Les lancements de nouveaux équipements de réalité virtuelle ou de réalité augmentée se suivent à un rythme tel qu’il n’est plus permis d’en douter : 2016 sera l’année où ils connaîtront un déploiement significatif auprès du grand public. HTC, Facebook, Google, Intel et peut-être même Apple figurent parmi les grands noms qui participent à cette course. Les engins que les consommateurs sont invités à placer sur leur visage restent d’un aspect souvent effrayant, mais leur généralisation semble désormais acquise.
Pourtant, il apparaît que rien n’est encore vraiment fixé quant aux usages qui s’imposeront. Ces appareils sont-ils appelés à se substituer aux écrans de nos appareils actuels pour visualiser des films ou des jeux ? Même s’il s’agit là d’une éventualité et que l’on commence à voir les « early adopters » s’immerger dans leurs univers ludiques habituels dans les métros, il y a certains indices qui suggèrent que la réalité virtuelle ou augmentée (VR/AR) connaîtra son véritable essor en même temps que de nouveaux types de contenus spécifiquement conçus pour tirer parti des possibilités offertes par cette forme de visualisation et dont les contours émergent peu à peu.
Comportant déjà pour la plupart des environnements au sein desquels on peut se déplacer sans contrainte sur 360 degrés, les jeux vidéo se prêtent évidemment particulièrement bien à ces masques. Cependant, le fait que la découverte des contenus dans les champs de vision cachés se fait en bougeant sa tête plutôt qu’en actionnant une souris ou des boutons ou en touchant un écran rend cette fonctionnalité beaucoup plus intuitive. Les contenus natifs, conçus pour la réalité virtuelle, seront bien plus convaincants. Lorsqu’ils s’appuieront sur des décors naturels, par exemple, ceux qui auront été filmés avec des équipements spécialisés couvrant 360 degrés pourront réellement tirer parti du caractère immersif des nouveaux dispositifs et auront de bien meilleures chances d’emporter l’adhésion. Mais pourront-ils pour autant tenir la distance lorsqu’il s’agira d’afficher de manière cohérente des événements influencés à tout moment par les choix de l’utilisateur dans des scénarios complexes ? Pour parvenir à rester plausible sur cet aspect, les applications de démonstration qui accompagnent les nouveaux gadgets ont actuellement pour la plupart des durées courtes : les films mis en avant durent une demi-heure plutôt qu’une heure et demie, les jeux ne proposent que des parcours limités.
Comme toujours lorsqu’une nouvelle technologie commence à être diffusée, les spéculations vont bon train sur les « déplacements » qu’elle causera par rapport à d’autres médias établis.

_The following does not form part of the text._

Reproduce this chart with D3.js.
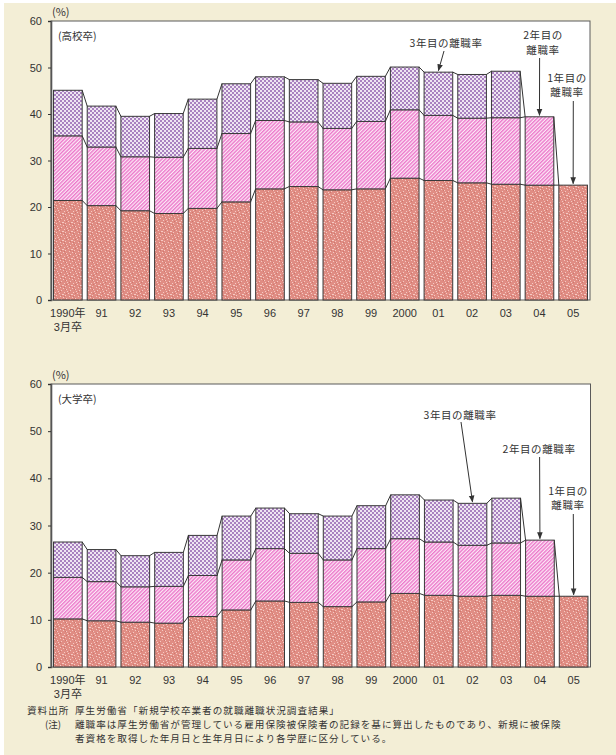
<!DOCTYPE html>
<html><head><meta charset="utf-8">
<script src="https://cdn.jsdelivr.net/npm/d3@7"></script>
<style>
html,body{margin:0;padding:0;background:#fff;}
svg{display:block;}
text{font-family:"Liberation Sans","Noto Sans CJK JP",sans-serif;fill:#333;}
.jp{font-family:"Noto Sans CJK JP",sans-serif;}
</style></head>
<body>
<svg id="c" width="616" height="755"></svg>
<script>
// ---- data (cumulative separation rates, %) ----
const years = ["1990年","91","92","93","94","95","96","97","98","99","2000","01","02","03","04","05"];
const yTicks = [0,10,20,30,40,50,60];
// 高校卒
const hsYear1 = [21.4,20.3,19.2,18.6,19.7,21.1,23.9,24.4,23.7,23.9,26.2,25.7,25.2,24.9,24.7,24.7];
const hsYear2 = [35.3,32.9,30.8,30.7,32.6,35.8,38.6,38.3,36.9,38.4,40.9,39.7,39.1,39.2,39.4,null];
const hsYear3 = [45.1,41.7,39.5,40.1,43.2,46.5,48.0,47.4,46.6,48.1,50.1,49.0,48.5,49.2,null,null];
// 大学卒
const ucYear1 = [10.2,9.8,9.5,9.3,10.7,12.1,14.0,13.7,12.8,13.8,15.6,15.2,15.0,15.2,15.0,15.0];
const ucYear2 = [19.0,18.1,17.0,17.1,19.4,22.7,25.1,24.1,22.7,25.1,27.2,26.5,25.8,26.3,26.9,null];
const ucYear3 = [26.5,24.9,23.6,24.3,27.9,32.0,33.7,32.5,32.0,34.2,36.5,35.4,34.7,35.8,null,null];

const svg = d3.select("#c");
svg.append("rect").attr("x",4).attr("y",3).attr("width",612).attr("height",752).attr("fill","#f3eed6");

// ---- patterns ----
const defs = svg.append("defs");
// speckle (1st year)
const sp = defs.append("pattern").attr("id","pSpeck").attr("patternUnits","userSpaceOnUse").attr("width",9).attr("height",9);
sp.append("rect").attr("width",9).attr("height",9).attr("fill","#e08d84");
const lightDots = [[0,0],[3,1],[7,2],[1,4],[5,5],[8,6],[2,7],[6,8],[4,3],[0,6]];
lightDots.forEach(p=>sp.append("rect").attr("x",p[0]).attr("y",p[1]).attr("width",1).attr("height",1).attr("fill","#f6cac3"));
const darkDots = [[2,1],[6,3],[3,5],[7,7],[1,8]];
darkDots.forEach(p=>sp.append("rect").attr("x",p[0]).attr("y",p[1]).attr("width",1).attr("height",1).attr("fill","#cf776d"));
// stripes (2nd year)
const st = defs.append("pattern").attr("id","pStripe").attr("patternUnits","userSpaceOnUse")
  .attr("width",2.6).attr("height",10).attr("patternTransform","rotate(45)");
st.append("rect").attr("width",2.6).attr("height",10).attr("fill","#fcecf7");
st.append("rect").attr("width",1.4).attr("height",10).attr("fill","#ec78cb");
// checker (3rd year)
const ck = defs.append("pattern").attr("id","pCheck").attr("patternUnits","userSpaceOnUse").attr("width",4).attr("height",4);
ck.append("rect").attr("width",4).attr("height",4).attr("fill","#efe6f2");
ck.append("rect").attr("width",2).attr("height",2).attr("fill","#a982c0");
ck.append("rect").attr("x",2).attr("y",2).attr("width",2).attr("height",2).attr("fill","#a982c0");
// arrow marker
defs.append("marker").attr("id","arr").attr("viewBox","0 0 10 10").attr("refX",9).attr("refY",5)
  .attr("markerWidth",7).attr("markerHeight",7).attr("markerUnits","userSpaceOnUse").attr("orient","auto")
  .append("path").attr("d","M0,1 L10,5 L0,9 Z").attr("fill","#333");

const fills = ["url(#pSpeck)","url(#pStripe)","url(#pCheck)"];

function drawChart(cfg){
  const {top,bottom,left,right,y1,y2,y3,title,notes} = cfg;
  const g = svg.append("g");
  const x = d3.scaleBand().domain(years).range([left,right]).paddingInner(0.15).paddingOuter(0.075);
  const y = d3.scaleLinear().domain([0,60]).range([bottom,top]);
  g.append("rect").attr("x",left).attr("y",top).attr("width",right-left).attr("height",bottom-top)
    .attr("fill","#fff").attr("stroke","#5a5a5a").attr("stroke-width",1);

  const rows = years.map((yr,i)=>({yr, lv:[y1[i],y2[i],y3[i]].filter(v=>v!=null)}));
  // bars
  rows.forEach(r=>{
    r.lv.forEach((v,k)=>{
      const lo = k===0?0:r.lv[k-1];
      g.append("rect").attr("x",x(r.yr)).attr("width",x.bandwidth())
        .attr("y",y(v)).attr("height",y(lo)-y(v))
        .attr("fill",fills[k]).attr("stroke","#3a3a3a").attr("stroke-width",1);
    });
  });
  // connectors
  for(let i=0;i<rows.length-1;i++){
    const a=rows[i], b=rows[i+1];
    a.lv.forEach((v,k)=>{
      const kb = Math.min(k,b.lv.length-1);
      g.append("line").attr("x1",x(a.yr)+x.bandwidth()).attr("y1",y(v))
        .attr("x2",x(b.yr)).attr("y2",y(b.lv[kb]))
        .attr("stroke","#333").attr("stroke-width",1);
    });
  }
  // y axis
  const ax = g.append("g").attr("transform",`translate(${left},0)`)
    .call(d3.axisLeft(y).tickValues(yTicks).tickSize(3).tickPadding(6));
  ax.select(".domain").attr("stroke","#555").attr("stroke-width",1.6);
  ax.selectAll(".tick line").attr("stroke","#333");
  ax.selectAll(".tick text").attr("font-size","11px").attr("fill","#333")
    .attr("font-family",'"Liberation Sans",sans-serif');
  // x labels
  g.selectAll(".xl").data(years).enter().append("text")
    .attr("x",d=>x(d)+x.bandwidth()/2).attr("y",bottom+13).attr("dy","0.35em")
    .attr("text-anchor","middle").attr("font-size","11px").text(d=>d);
  g.append("text").attr("x",x(years[0])+x.bandwidth()/2).attr("y",bottom+27).attr("dy","0.35em")
    .attr("text-anchor","middle").attr("font-size","11px").text("3月卒");
  // unit & title
  g.append("text").attr("x",left+1).attr("y",top-9).attr("dy","0.35em").attr("font-size","11px").attr("class","jp").text("(%)");
  g.append("text").attr("x",left+7).attr("y",top+15.5).attr("dy","0.35em").attr("font-size","10.5px").attr("class","jp").text(title);

  // annotations
  notes.forEach(n=>{
    n.lines.forEach((t,j)=>{
      g.append("text").attr("x",n.tx).attr("y",n.ty+j*n.lh).attr("dy","0.35em")
        .attr("text-anchor","middle").attr("font-size","10.5px").attr("letter-spacing","0.6px")
        .attr("class","jp").text(t);
    });
    const i = years.indexOf(n.bar);
    const v = [y1[i],y2[i],y3[i]][n.level];
    g.append("line").attr("x1",n.ax).attr("y1",n.ay)
      .attr("x2",x(n.bar)+x.bandwidth()/2).attr("y2",y(v)-1.5)
      .attr("stroke","#333").attr("stroke-width",1).attr("marker-end","url(#arr)");
  });
}

drawChart({top:21,bottom:300,left:51,right:590,y1:hsYear1,y2:hsYear2,y3:hsYear3,title:"(高校卒)",
  notes:[
    {lines:["3年目の離職率"],tx:446,ty:43,lh:0,ax:444,ay:51,bar:"01",level:2},
    {lines:["2年目の","離職率"],tx:543,ty:35,lh:15.5,ax:539.6,ay:58,bar:"04",level:1},
    {lines:["1年目の","離職率"],tx:567,ty:78,lh:14,ax:573.3,ay:101,bar:"05",level:0}
  ]});
drawChart({top:384,bottom:667,left:51,right:590.5,y1:ucYear1,y2:ucYear2,y3:ucYear3,title:"(大学卒)",
  notes:[
    {lines:["3年目の離職率"],tx:460,ty:415,lh:0,ax:461,ay:422,bar:"02",level:2},
    {lines:["2年目の離職率"],tx:539,ty:449,lh:0,ax:539.6,ay:457,bar:"04",level:1},
    {lines:["1年目の","離職率"],tx:568,ty:491,lh:14.5,ax:573.3,ay:514,bar:"05",level:0}
  ]});

// footnotes
const fnSize = "9.6px", fnSpace = "1px";
const fn = svg.append("g");
fn.append("text").attr("class","jp").attr("x",27).attr("y",711).attr("dy","0.35em").attr("font-size",fnSize).attr("letter-spacing",fnSpace).text("資料出所");
fn.append("text").attr("class","jp").attr("x",75).attr("y",711).attr("dy","0.35em").attr("font-size",fnSize).attr("letter-spacing",fnSpace).text("厚生労働省「新規学校卒業者の就職離職状況調査結果」");
fn.append("text").attr("class","jp").attr("x",45).attr("y",725).attr("dy","0.35em").attr("font-size",fnSize).text("(注)");
fn.append("text").attr("class","jp").attr("x",75).attr("y",725).attr("dy","0.35em").attr("font-size",fnSize).attr("letter-spacing",fnSpace).text("離職率は厚生労働省が管理している雇用保険被保険者の記録を基に算出したものであり、新規に被保険");
fn.append("text").attr("class","jp").attr("x",75).attr("y",739).attr("dy","0.35em").attr("font-size",fnSize).attr("letter-spacing",fnSpace).text("者資格を取得した年月日と生年月日により各学歴に区分している。");
</script>
</body></html>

La question semble se poser en particulier pour les cinémas. Alors que l’on associe souvent les casques de réalité virtuelle à une consommation individuelle, ce qui suggère qu’ils pourraient à terme entraîner la mort des cinémas, une expérience originale aux Pays-Bas explore, de manière quelque peu paradoxale, les possibilités d’immersion simultanée et collective qu’ils offrent. Le VR Cinema, qui doit aussi arriver sous peu à Berlin, Londres, Barcelone et Paris, propose des tickets à 12,50 euros la séance d’un peu plus d’une demi-heure pour 400 personnes. Les spectateurs sont invités à s’asseoir dans un fauteuil, à jucher l’équipement sur leurs yeux et à s’immerger, à peu près en même temps que leurs voisins, dans des environnements conçus spécifiquement pour la VR. Il s’agit clairement d’une utilisation exploratoire, qui peut servir à familiariser le public avec une technologie dont on imagine a priori qu’elle sera utilisée plutôt de manière indivuelle que dans des lieux publics comparables aux cinémas. D’autant plus qu’elle permet justement, entre autres possibilités, de simuler une ambiance de salle obscure et les réactions d’un public connecté. Une autre piste concernant une possible évolution des salles de cinéma dans un contexte de réalité augmentée suggère qu’au lieu de s’installer dans un fauteuil dans une salle obscure, le spectateur serait à l’avenir invité à prendre place au sein d’un décor réel spécialement aménagé pour le faire évoluer dans l’environnement, par exemple l’intérieur d’une maison, dans lequel il va se plonger, afin d’enrichir son expérience d’une expérience concrète. L’avènement des VR Cinemas démontre en tout cas, si besoin était, qu’il est trop tôt pour proclamer que la réalité virtuelle va nécessairement tuer les multiplex.